THE EXERCISE → Would you quote every entry exactly, dropping only the pictures?

DATA LISTING →
═══
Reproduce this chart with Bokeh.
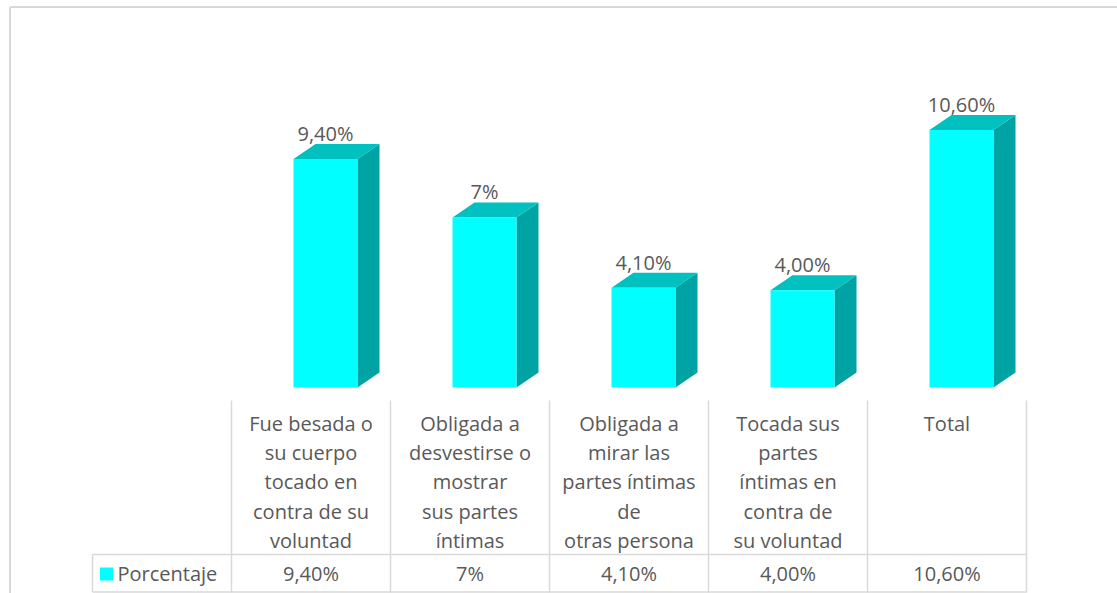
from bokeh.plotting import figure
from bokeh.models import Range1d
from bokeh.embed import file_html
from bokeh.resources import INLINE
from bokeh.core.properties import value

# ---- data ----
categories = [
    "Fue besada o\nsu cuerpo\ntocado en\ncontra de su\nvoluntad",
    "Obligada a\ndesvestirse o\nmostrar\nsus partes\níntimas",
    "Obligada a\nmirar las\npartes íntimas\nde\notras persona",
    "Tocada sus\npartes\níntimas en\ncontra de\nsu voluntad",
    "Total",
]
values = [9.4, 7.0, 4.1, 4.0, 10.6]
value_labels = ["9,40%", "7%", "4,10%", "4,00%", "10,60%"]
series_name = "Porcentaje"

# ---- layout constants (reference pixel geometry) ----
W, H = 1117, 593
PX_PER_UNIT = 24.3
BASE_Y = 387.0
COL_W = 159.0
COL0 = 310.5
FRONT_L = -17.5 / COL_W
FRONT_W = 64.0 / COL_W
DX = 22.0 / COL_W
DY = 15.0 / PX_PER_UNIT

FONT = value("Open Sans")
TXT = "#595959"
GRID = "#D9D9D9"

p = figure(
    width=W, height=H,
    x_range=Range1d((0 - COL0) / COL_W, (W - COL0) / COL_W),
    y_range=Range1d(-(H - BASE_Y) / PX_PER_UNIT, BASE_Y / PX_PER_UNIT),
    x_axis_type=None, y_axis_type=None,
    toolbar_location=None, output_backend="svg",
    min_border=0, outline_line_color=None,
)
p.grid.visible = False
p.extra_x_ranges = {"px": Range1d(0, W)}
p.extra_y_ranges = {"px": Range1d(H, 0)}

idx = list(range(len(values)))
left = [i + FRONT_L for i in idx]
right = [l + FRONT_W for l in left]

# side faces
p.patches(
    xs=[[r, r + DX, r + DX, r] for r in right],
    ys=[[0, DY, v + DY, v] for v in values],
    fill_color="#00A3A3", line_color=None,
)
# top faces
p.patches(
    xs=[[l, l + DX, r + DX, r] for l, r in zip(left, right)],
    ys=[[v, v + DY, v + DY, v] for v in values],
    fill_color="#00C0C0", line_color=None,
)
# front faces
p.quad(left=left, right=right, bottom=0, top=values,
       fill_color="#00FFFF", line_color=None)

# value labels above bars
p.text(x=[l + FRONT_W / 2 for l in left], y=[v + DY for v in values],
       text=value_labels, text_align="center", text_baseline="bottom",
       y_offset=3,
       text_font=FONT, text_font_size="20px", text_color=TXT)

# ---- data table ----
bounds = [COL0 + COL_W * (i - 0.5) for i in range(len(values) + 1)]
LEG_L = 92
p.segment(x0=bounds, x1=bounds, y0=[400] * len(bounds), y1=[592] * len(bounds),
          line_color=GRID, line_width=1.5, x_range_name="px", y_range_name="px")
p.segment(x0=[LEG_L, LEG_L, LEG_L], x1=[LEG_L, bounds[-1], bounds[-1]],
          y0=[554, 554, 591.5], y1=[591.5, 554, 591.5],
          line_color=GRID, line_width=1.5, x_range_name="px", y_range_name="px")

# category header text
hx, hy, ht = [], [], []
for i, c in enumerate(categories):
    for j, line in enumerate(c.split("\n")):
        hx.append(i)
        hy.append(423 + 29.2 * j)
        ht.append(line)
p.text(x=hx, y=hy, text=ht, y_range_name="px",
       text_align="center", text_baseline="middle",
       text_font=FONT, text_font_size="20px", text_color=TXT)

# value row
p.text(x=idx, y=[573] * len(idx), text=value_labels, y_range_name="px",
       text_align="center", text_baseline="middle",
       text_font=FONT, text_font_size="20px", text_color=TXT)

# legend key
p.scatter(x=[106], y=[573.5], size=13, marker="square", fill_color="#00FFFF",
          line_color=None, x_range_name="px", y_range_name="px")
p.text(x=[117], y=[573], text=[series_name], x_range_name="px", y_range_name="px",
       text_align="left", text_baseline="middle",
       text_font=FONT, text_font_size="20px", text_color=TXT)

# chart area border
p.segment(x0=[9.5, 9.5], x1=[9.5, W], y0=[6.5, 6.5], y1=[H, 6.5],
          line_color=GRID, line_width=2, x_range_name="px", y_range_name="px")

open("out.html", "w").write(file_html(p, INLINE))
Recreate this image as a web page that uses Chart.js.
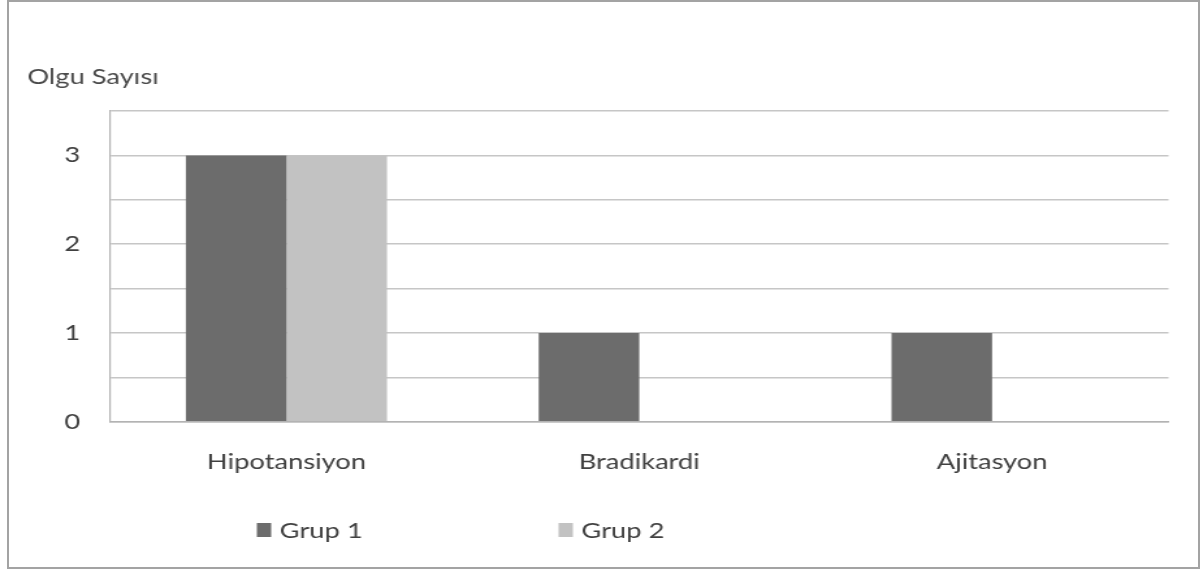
═══
FINISHED EXERCISE →
Reproduce this chart with Bokeh.
from bokeh.plotting import figure
from bokeh.models import Range1d
from bokeh.embed import file_html
from bokeh.resources import INLINE
from bokeh.core.properties import value

# ---- data ----
categories = [
    "Fue besada o\nsu cuerpo\ntocado en\ncontra de su\nvoluntad",
    "Obligada a\ndesvestirse o\nmostrar\nsus partes\níntimas",
    "Obligada a\nmirar las\npartes íntimas\nde\notras persona",
    "Tocada sus\npartes\níntimas en\ncontra de\nsu voluntad",
    "Total",
]
values = [9.4, 7.0, 4.1, 4.0, 10.6]
value_labels = ["9,40%", "7%", "4,10%", "4,00%", "10,60%"]
series_name = "Porcentaje"

# ---- layout constants (reference pixel geometry) ----
W, H = 1117, 593
PX_PER_UNIT = 24.3
BASE_Y = 387.0
COL_W = 159.0
COL0 = 310.5
FRONT_L = -17.5 / COL_W
FRONT_W = 64.0 / COL_W
DX = 22.0 / COL_W
DY = 15.0 / PX_PER_UNIT

FONT = value("Open Sans")
TXT = "#595959"
GRID = "#D9D9D9"

p = figure(
    width=W, height=H,
    x_range=Range1d((0 - COL0) / COL_W, (W - COL0) / COL_W),
    y_range=Range1d(-(H - BASE_Y) / PX_PER_UNIT, BASE_Y / PX_PER_UNIT),
    x_axis_type=None, y_axis_type=None,
    toolbar_location=None, output_backend="svg",
    min_border=0, outline_line_color=None,
)
p.grid.visible = False
p.extra_x_ranges = {"px": Range1d(0, W)}
p.extra_y_ranges = {"px": Range1d(H, 0)}

idx = list(range(len(values)))
left = [i + FRONT_L for i in idx]
right = [l + FRONT_W for l in left]

# side faces
p.patches(
    xs=[[r, r + DX, r + DX, r] for r in right],
    ys=[[0, DY, v + DY, v] for v in values],
    fill_color="#00A3A3", line_color=None,
)
# top faces
p.patches(
    xs=[[l, l + DX, r + DX, r] for l, r in zip(left, right)],
    ys=[[v, v + DY, v + DY, v] for v in values],
    fill_color="#00C0C0", line_color=None,
)
# front faces
p.quad(left=left, right=right, bottom=0, top=values,
       fill_color="#00FFFF", line_color=None)

# value labels above bars
p.text(x=[l + FRONT_W / 2 for l in left], y=[v + DY for v in values],
       text=value_labels, text_align="center", text_baseline="bottom",
       y_offset=3,
       text_font=FONT, text_font_size="20px", text_color=TXT)

# ---- data table ----
bounds = [COL0 + COL_W * (i - 0.5) for i in range(len(values) + 1)]
LEG_L = 92
p.segment(x0=bounds, x1=bounds, y0=[400] * len(bounds), y1=[592] * len(bounds),
          line_color=GRID, line_width=1.5, x_range_name="px", y_range_name="px")
p.segment(x0=[LEG_L, LEG_L, LEG_L], x1=[LEG_L, bounds[-1], bounds[-1]],
          y0=[554, 554, 591.5], y1=[591.5, 554, 591.5],
          line_color=GRID, line_width=1.5, x_range_name="px", y_range_name="px")

# category header text
hx, hy, ht = [], [], []
for i, c in enumerate(categories):
    for j, line in enumerate(c.split("\n")):
        hx.append(i)
        hy.append(423 + 29.2 * j)
        ht.append(line)
p.text(x=hx, y=hy, text=ht, y_range_name="px",
       text_align="center", text_baseline="middle",
       text_font=FONT, text_font_size="20px", text_color=TXT)

# value row
p.text(x=idx, y=[573] * len(idx), text=value_labels, y_range_name="px",
       text_align="center", text_baseline="middle",
       text_font=FONT, text_font_size="20px", text_color=TXT)

# legend key
p.scatter(x=[106], y=[573.5], size=13, marker="square", fill_color="#00FFFF",
          line_color=None, x_range_name="px", y_range_name="px")
p.text(x=[117], y=[573], text=[series_name], x_range_name="px", y_range_name="px",
       text_align="left", text_baseline="middle",
       text_font=FONT, text_font_size="20px", text_color=TXT)

# chart area border
p.segment(x0=[9.5, 9.5], x1=[9.5, W], y0=[6.5, 6.5], y1=[H, 6.5],
          line_color=GRID, line_width=2, x_range_name="px", y_range_name="px")

open("out.html", "w").write(file_html(p, INLINE))
Recreate this image as a web page that uses Chart.js.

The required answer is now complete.